Get Zeiss Batis at B&H Photo.
Spring conditions the day prior gave way to one of the most gently beautiful snowstorms I’ve experienced (and as a lad in Wisconsin I have seen a few). It resulted in the best images of the day, perhaps of the trip; I love shooting in non-traditional weather; I hope this shows in the images.
The Zeiss Batis 85mm f/1.8 has a deep enough lens hood that with a little care the front lens surface will stay free of rain or snow (and it is weather resistant). Shoot the scene, then carry with the lens angled down to avoid ingress of rain/snow. I had given up any hope of using the Zeiss Batis 25mm f/2 because the big wet flakes would instantly speckle the front surface, its lens hood being much less protective as with any wide angle in that range.

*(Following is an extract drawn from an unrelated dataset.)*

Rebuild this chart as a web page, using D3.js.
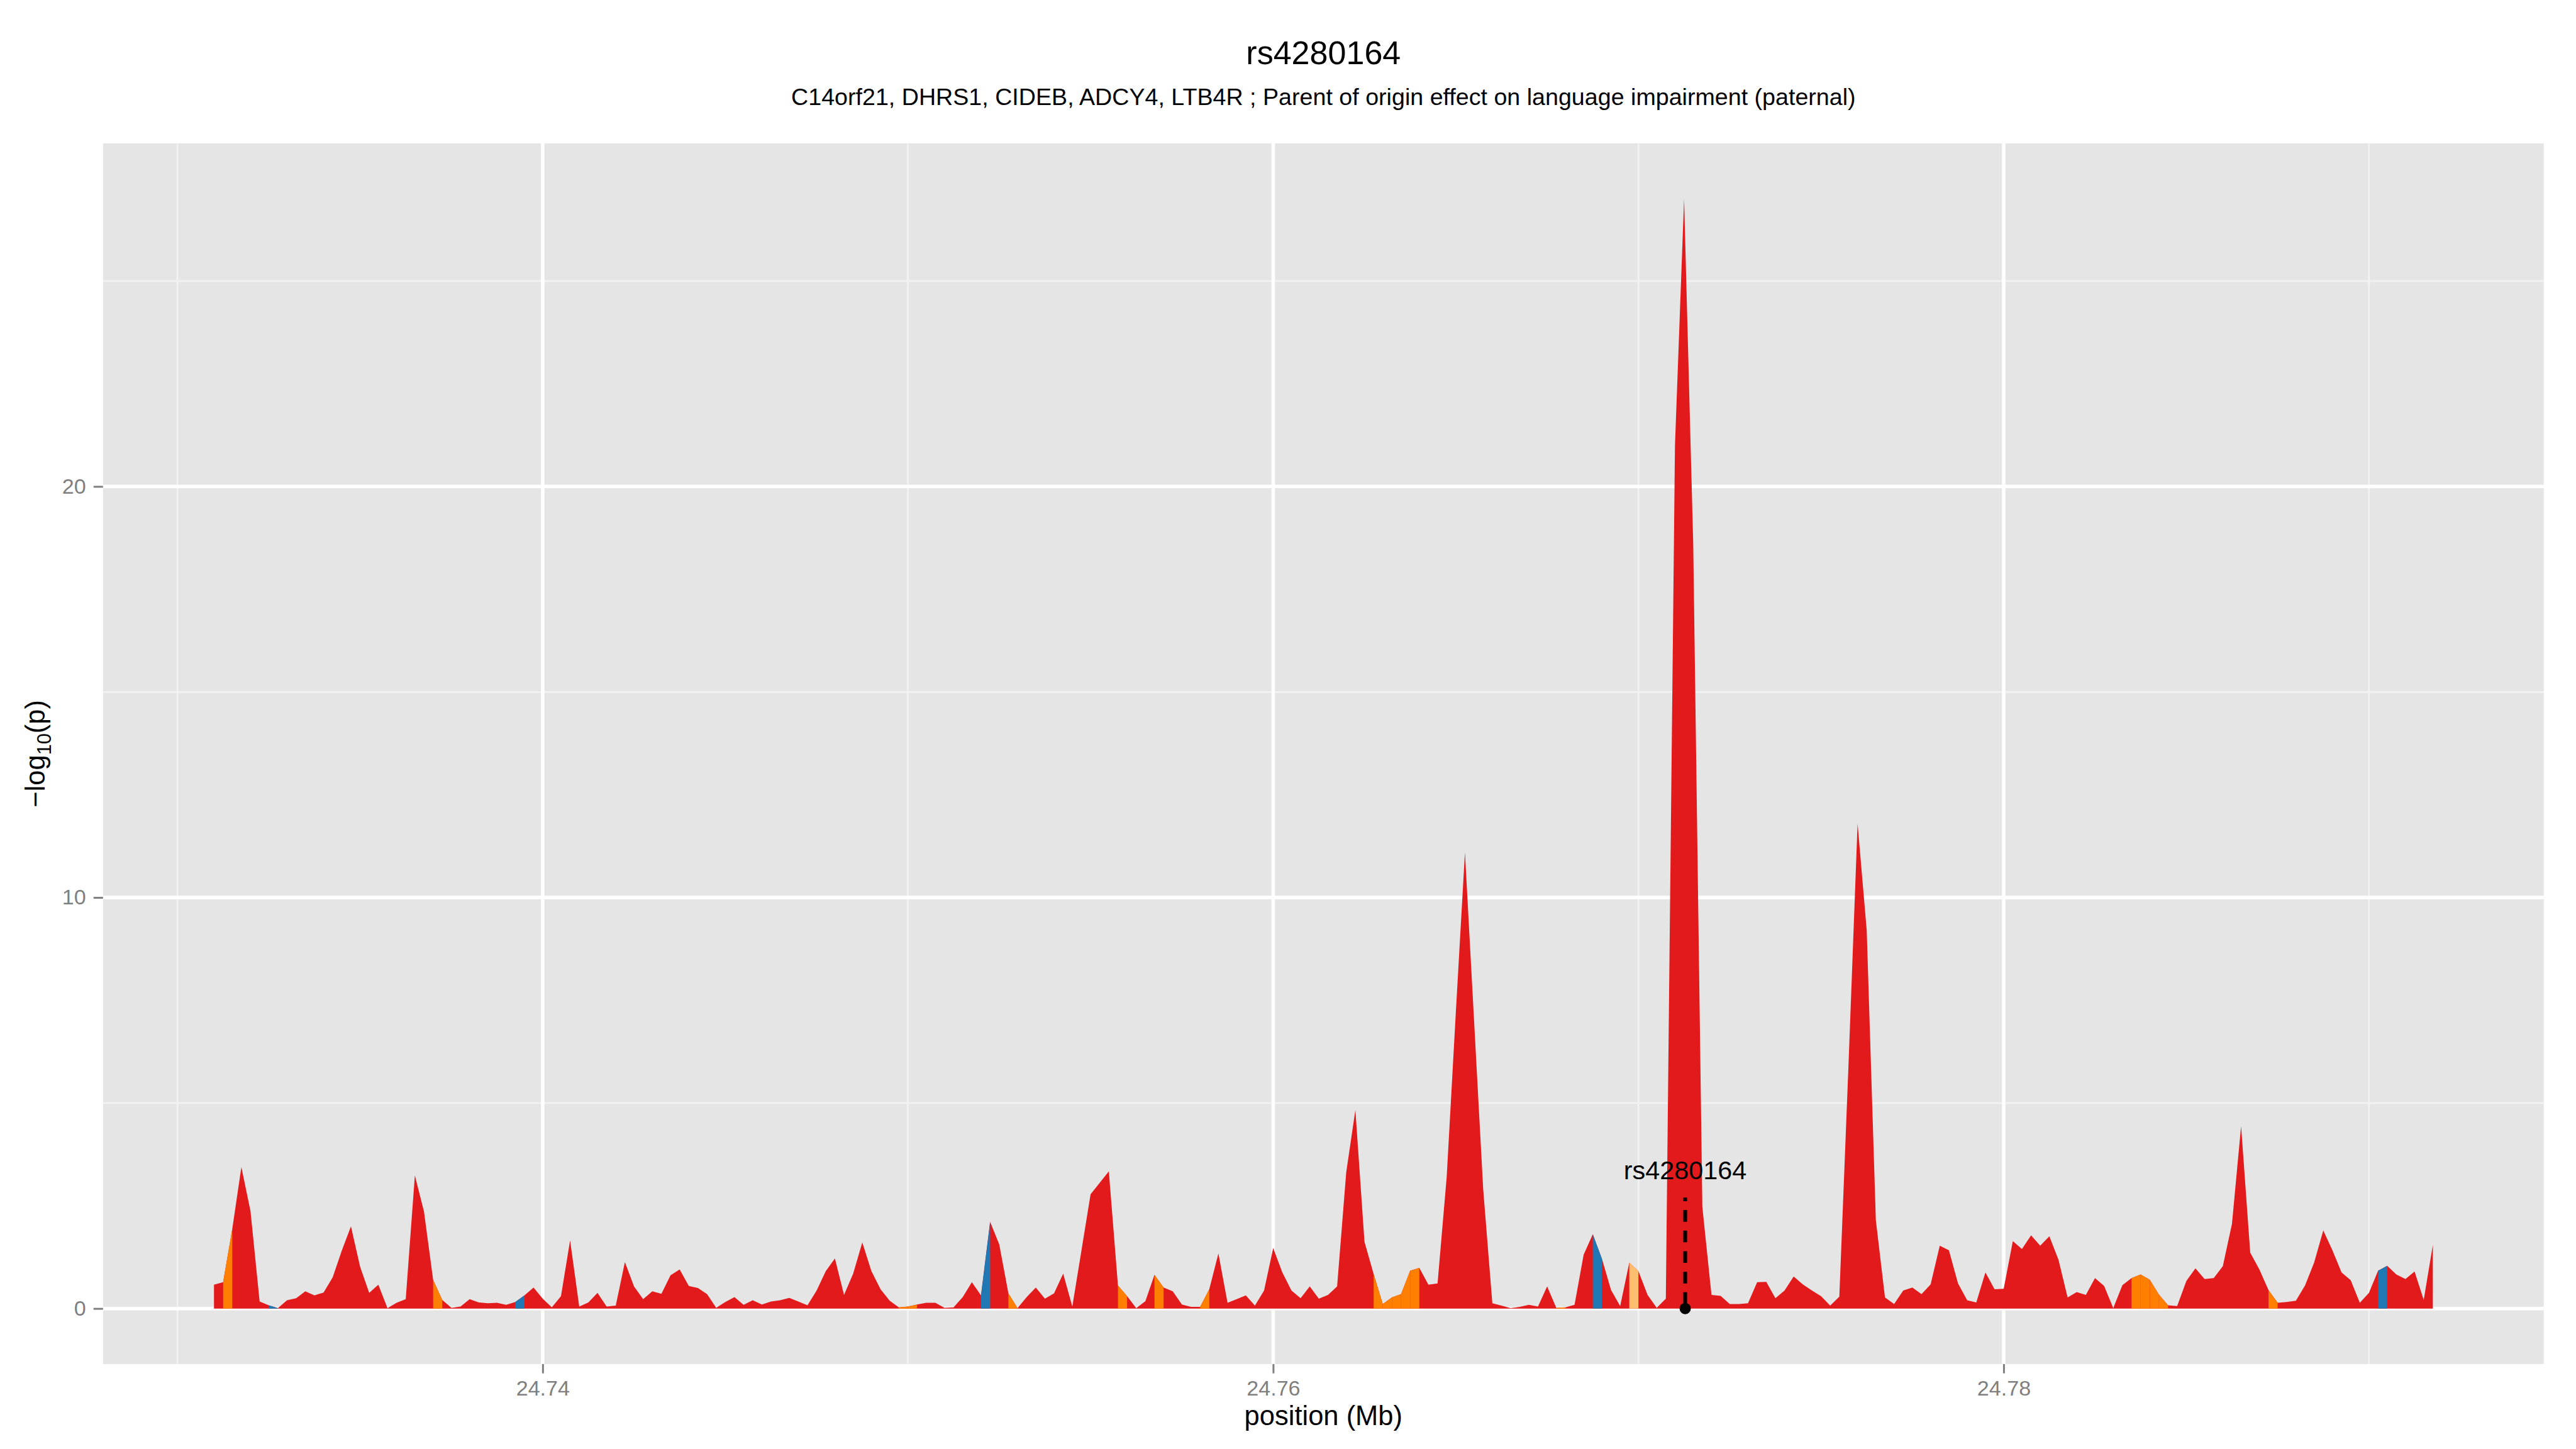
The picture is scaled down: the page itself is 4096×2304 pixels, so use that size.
<!DOCTYPE html>
<html><head><meta charset="utf-8">
<script src="https://cdn.jsdelivr.net/npm/d3@7"></script>
<style>
body{margin:0;background:#fff}
svg{display:block}
text{font-family:"Liberation Sans", Arial, Helvetica, sans-serif}
</style>
</head><body>
<script>
// ---------- DATA ----------
const positions = [
 24.73100,24.73125,24.73150,24.73175,24.73200,24.73225,24.73250,24.73275,
 24.73300,24.73325,24.73350,24.73375,24.73400,24.73425,24.73450,24.73475,
 24.73500,24.73525,24.73550,24.73575,24.73600,24.73625,24.73650,24.73675,
 24.73700,24.73725,24.73750,24.73775,24.73800,24.73825,24.73850,24.73875,
 24.73900,24.73925,24.73950,24.73975,24.74000,24.74025,24.74050,24.74075,
 24.74100,24.74125,24.74150,24.74175,24.74200,24.74225,24.74250,24.74275,
 24.74300,24.74325,24.74350,24.74375,24.74400,24.74425,24.74450,24.74475,
 24.74500,24.74525,24.74550,24.74575,24.74600,24.74625,24.74650,24.74675,
 24.74700,24.74725,24.74750,24.74775,24.74800,24.74825,24.74850,24.74875,
 24.74900,24.74925,24.74950,24.74975,24.75000,24.75025,24.75050,24.75075,
 24.75100,24.75125,24.75150,24.75175,24.75200,24.75225,24.75250,24.75275,
 24.75300,24.75325,24.75350,24.75375,24.75400,24.75425,24.75450,24.75475,
 24.75500,24.75525,24.75550,24.75575,24.75600,24.75625,24.75650,24.75675,
 24.75700,24.75725,24.75750,24.75775,24.75800,24.75825,24.75850,24.75875,
 24.75900,24.75925,24.75950,24.75975,24.76000,24.76025,24.76050,24.76075,
 24.76100,24.76125,24.76150,24.76175,24.76200,24.76225,24.76250,24.76275,
 24.76300,24.76325,24.76350,24.76375,24.76400,24.76425,24.76450,24.76475,
 24.76500,24.76525,24.76550,24.76575,24.76600,24.76625,24.76650,24.76675,
 24.76700,24.76725,24.76750,24.76775,24.76800,24.76825,24.76850,24.76875,
 24.76900,24.76925,24.76950,24.76975,24.77000,24.77025,24.77050,24.77075,
 24.77100,24.77125,24.77150,24.77175,24.77200,24.77225,24.77250,24.77275,
 24.77300,24.77325,24.77350,24.77375,24.77400,24.77425,24.77450,24.77475,
 24.77500,24.77525,24.77550,24.77575,24.77600,24.77625,24.77650,24.77675,
 24.77700,24.77725,24.77750,24.77775,24.77800,24.77825,24.77850,24.77875,
 24.77900,24.77925,24.77950,24.77975,24.78000,24.78025,24.78050,24.78075,
 24.78100,24.78125,24.78150,24.78175,24.78200,24.78225,24.78250,24.78275,
 24.78300,24.78325,24.78350,24.78375,24.78400,24.78425,24.78450,24.78475,
 24.78500,24.78525,24.78550,24.78575,24.78600,24.78625,24.78650,24.78675,
 24.78700,24.78725,24.78750,24.78775,24.78800,24.78825,24.78850,24.78875,
 24.78900,24.78925,24.78950,24.78975,24.79000,24.79025,24.79050,24.79075,
 24.79100,24.79125,24.79150,24.79175
];
const logP = [
 0.58,0.64,1.93,3.44,2.37,0.17,0.08,0.01,0.20,0.25,
 0.42,0.32,0.39,0.76,1.41,2.00,1.02,0.38,0.58,0.01,
 0.14,0.23,3.24,2.36,0.70,0.21,0.02,0.05,0.23,0.15,
 0.13,0.14,0.09,0.16,0.32,0.51,0.24,0.03,0.30,1.66,
 0.05,0.15,0.38,0.05,0.07,1.13,0.54,0.23,0.42,0.36,
 0.81,0.95,0.55,0.50,0.35,0.02,0.16,0.28,0.09,0.20,
 0.10,0.17,0.20,0.26,0.17,0.08,0.44,0.91,1.22,0.33,
 0.85,1.61,0.91,0.47,0.19,0.03,0.05,0.10,0.14,0.14,
 0.02,0.03,0.28,0.64,0.32,2.11,1.56,0.37,0.01,0.28,
 0.51,0.24,0.37,0.85,0.05,1.41,2.78,3.06,3.34,0.56,
 0.30,0.01,0.18,0.82,0.51,0.42,0.10,0.04,0.04,0.47,
 1.34,0.14,0.23,0.32,0.07,0.44,1.47,0.88,0.44,0.25,
 0.54,0.24,0.33,0.54,3.32,4.83,1.62,0.84,0.11,0.27,
 0.35,0.92,0.99,0.58,0.61,3.20,7.20,11.10,7.00,2.90,
 0.13,0.07,0.01,0.04,0.09,0.05,0.54,0.02,0.03,0.09,
 1.31,1.81,1.21,0.45,0.06,1.12,0.91,0.33,0.02,0.24,
 21.0,27.0,18.6,2.47,0.33,0.31,0.11,0.11,0.13,0.64,
 0.65,0.25,0.44,0.78,0.59,0.44,0.30,0.07,0.29,5.90,
 11.8,9.2,2.15,0.27,0.11,0.44,0.51,0.35,0.59,1.53,
 1.42,0.61,0.20,0.15,0.88,0.47,0.48,1.64,1.45,1.78,
 1.53,1.76,1.19,0.27,0.40,0.33,0.74,0.55,0.01,0.57,
 0.74,0.83,0.70,0.34,0.08,0.06,0.67,0.98,0.72,0.74,
 1.03,2.06,4.44,1.36,0.95,0.45,0.14,0.16,0.19,0.56,
 1.12,1.90,1.42,0.88,0.69,0.14,0.38,0.92,1.04,0.83,
 0.72,0.90,0.21,1.55
];
// segment index k = the stretch between positions[k] and positions[k+1]
const orangeSegments = [1,24,75,76,87,99,103,108,127,128,129,130,131,147,210,211,212,213,225];
const blueSegments = [6,33,84,151,237];
const lightOrangeSegments = [155];
const xTicks = [24.74, 24.76, 24.78];
const xMinorTicks = [24.73, 24.75, 24.77, 24.79];
const yTicks = [0, 10, 20];
const yMinorTicks = [5, 15, 25];
const snpName = "rs4280164";
const snpPos = 24.77128;
const titleText = "rs4280164";
const subtitleText = "C14orf21, DHRS1, CIDEB, ADCY4, LTB4R ; Parent of origin effect on language impairment (paternal)";

// ---------- LAYOUT (reference pixels, scaled to window) ----------
const W = 4096, H = 2304, S = W / 4800;
const P = {left:192, right:4740, top:267, bottom:2541.7};
const COL = {red:"#E31A1C", orange:"#FF7F00", blue:"#1F78B4", light:"#FDBF6F"};

const svg = d3.select("body").append("svg").attr("width", W).attr("height", H);
svg.append("rect").attr("width", W).attr("height", H).attr("fill", "#fff");
const g = svg.append("g").attr("transform", `scale(${S})`);

const xExt = d3.extent(positions), xPad = (xExt[1]-xExt[0])*0.05;
const yMax = d3.max(logP), yPad = yMax*0.05;
const x = d3.scaleLinear().domain([xExt[0]-xPad, xExt[1]+xPad]).range([P.left, P.right]);
const y = d3.scaleLinear().domain([0-yPad, yMax+yPad]).range([P.bottom, P.top]);

// panel
g.append("rect").attr("x", P.left).attr("y", P.top)
  .attr("width", P.right-P.left).attr("height", P.bottom-P.top).attr("fill", "#E5E5E5");

// grid
const grid = g.append("g");
grid.selectAll(".vmin").data(xMinorTicks).enter().append("line")
  .attr("x1", d=>x(d)).attr("x2", d=>x(d)).attr("y1", P.top).attr("y2", P.bottom)
  .attr("stroke", "#F2F2F2").attr("stroke-width", 3.3);
grid.selectAll(".hmin").data(yMinorTicks).enter().append("line")
  .attr("y1", d=>y(d)).attr("y2", d=>y(d)).attr("x1", P.left).attr("x2", P.right)
  .attr("stroke", "#F2F2F2").attr("stroke-width", 3.3);
grid.selectAll(".vmaj").data(xTicks).enter().append("line")
  .attr("x1", d=>x(d)).attr("x2", d=>x(d)).attr("y1", P.top).attr("y2", P.bottom)
  .attr("stroke", "#FFFFFF").attr("stroke-width", 6.5);
grid.selectAll(".hmaj").data(yTicks).enter().append("line")
  .attr("y1", d=>y(d)).attr("y2", d=>y(d)).attr("x1", P.left).attr("x2", P.right)
  .attr("stroke", "#FFFFFF").attr("stroke-width", 6.5);

// data
const pts = positions.map((p,i)=>({pos:p, v:logP[i]}));
const area = d3.area().x(d=>x(d.pos)).y0(y(0)).y1(d=>y(d.v));
const marks = g.append("g");
marks.append("path").datum(pts).attr("d", area).attr("fill", COL.red);
const segs = [];
orangeSegments.forEach(k=>segs.push({k, c:COL.orange}));
blueSegments.forEach(k=>segs.push({k, c:COL.blue}));
lightOrangeSegments.forEach(k=>segs.push({k, c:COL.light}));
marks.selectAll(".seg").data(segs).enter().append("path")
  .attr("d", d=>area([pts[d.k], pts[d.k+1]])).attr("fill", d=>d.c);

// highlighted SNP
g.append("line").attr("x1", x(snpPos)).attr("x2", x(snpPos))
  .attr("y1", y(yMax*0.1)).attr("y2", y(0))
  .attr("stroke", "#000").attr("stroke-width", 7)
  .attr("stroke-dasharray", "21.7 16.6").attr("stroke-dashoffset", 15);
g.append("circle").attr("cx", x(snpPos)).attr("cy", y(0)).attr("r", 10.5).attr("fill", "#000");
g.append("text").attr("x", x(snpPos)).attr("y", y(yMax*0.125)).attr("dy", "0.36em")
  .attr("text-anchor", "middle").attr("font-size", 48.5).attr("fill", "#000").text(snpName);

// axes
const xAxis = g.append("g").attr("transform", `translate(0,${P.bottom})`)
  .call(d3.axisBottom(x).tickValues(xTicks).tickFormat(d3.format(".2f")).tickSize(17.3).tickPadding(12.7));
const yAxis = g.append("g").attr("transform", `translate(${P.left},0)`)
  .call(d3.axisLeft(y).tickValues(yTicks).tickFormat(d3.format("d")).tickSize(17.7).tickPadding(14));
[xAxis, yAxis].forEach(a=>{
  a.select(".domain").remove();
  a.selectAll(".tick line").attr("stroke", "#7F7F7F").attr("stroke-width", 3.5);
  a.selectAll(".tick text").attr("fill", "#7F7F7F").attr("font-size", 40)
    .attr("font-family", '"Liberation Sans", Arial, Helvetica, sans-serif');
});

// titles
const cx = (P.left+P.right)/2;
g.append("text").attr("x", cx).attr("y", 119).attr("text-anchor", "middle")
  .attr("font-size", 61).attr("fill", "#000").text(titleText);
g.append("text").attr("x", cx).attr("y", 196).attr("text-anchor", "middle")
  .attr("font-size", 44.1).attr("fill", "#000").text(subtitleText);
g.append("text").attr("x", cx).attr("y", 2655).attr("text-anchor", "middle")
  .attr("font-size", 51).attr("fill", "#000").text("position (Mb)");
const yt = g.append("text").attr("transform", `translate(83,${(P.top+P.bottom)/2}) rotate(-90)`)
  .attr("text-anchor", "middle").attr("font-size", 51).attr("fill", "#000");
yt.append("tspan").text("\u2212log");
yt.append("tspan").attr("font-size", 36).attr("dy", 12).text("10");
yt.append("tspan").attr("dy", -12).text("(p)");
</script>
</body></html>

Near white-out conditions were thrilling as the clouds moved in (about 11,500' elevation here). Small flakes, then hail-like popcorn snow (4mm soft round pellets), then big puffy flakes. All with mountain-fresh air and hardly a breath of wind. It was a rare and intensely enjoyable sensual treat to be see/smell/feel the storm. To see the clouds rush in and obliterate the view, all while being completely and entirely alone miles from “home” (the only car remaining at the trailhead, mine). An excitement at the sheer beauty, yet with an undercurrent of tension, knowing that no mistakes can be made (any disabling slip or fall).
Most of these images all taken with the Zeiss Batis 85mm f/1.8 on the Sony A7R. The Batis 85mm f/1.8 is a razor sharp performer with superb bokeh, and in fast-changing conditions its autofocus was a huge plus; I could not have shot so fast and reliably with a manual focus lens (e.g., Zeiss Otus), and I’m darn glad it wasn’t monochrome—the subdued colors make the shots in my view. The Zeiss Batis 85mm f/1.8 is a must-have for any Sony shooter (about $1199).
It all went swimmingly until the polarizer fogged (using it for front element protection)—and with big wet flakes dumping like crazy, I did not attempt to remove it and shoot filter-less.
Having begun hiking back but still being ~4 miles into the wilderness from a parking lot entirely abandoned but for my lonely vehicle, a just prior slip-and-fall on an innocuous wet rock reminded me that execution errors could be very serious. Also, I was not fully prepared for the winter-like conditions (but the Western Mountaineering Flash XR jacket shrugged off the wet snow for 3+ hours—very impressive for a down jacket). And my shoes and wool pants were getting wet. So with some regret, I packed up the camera and humped it back.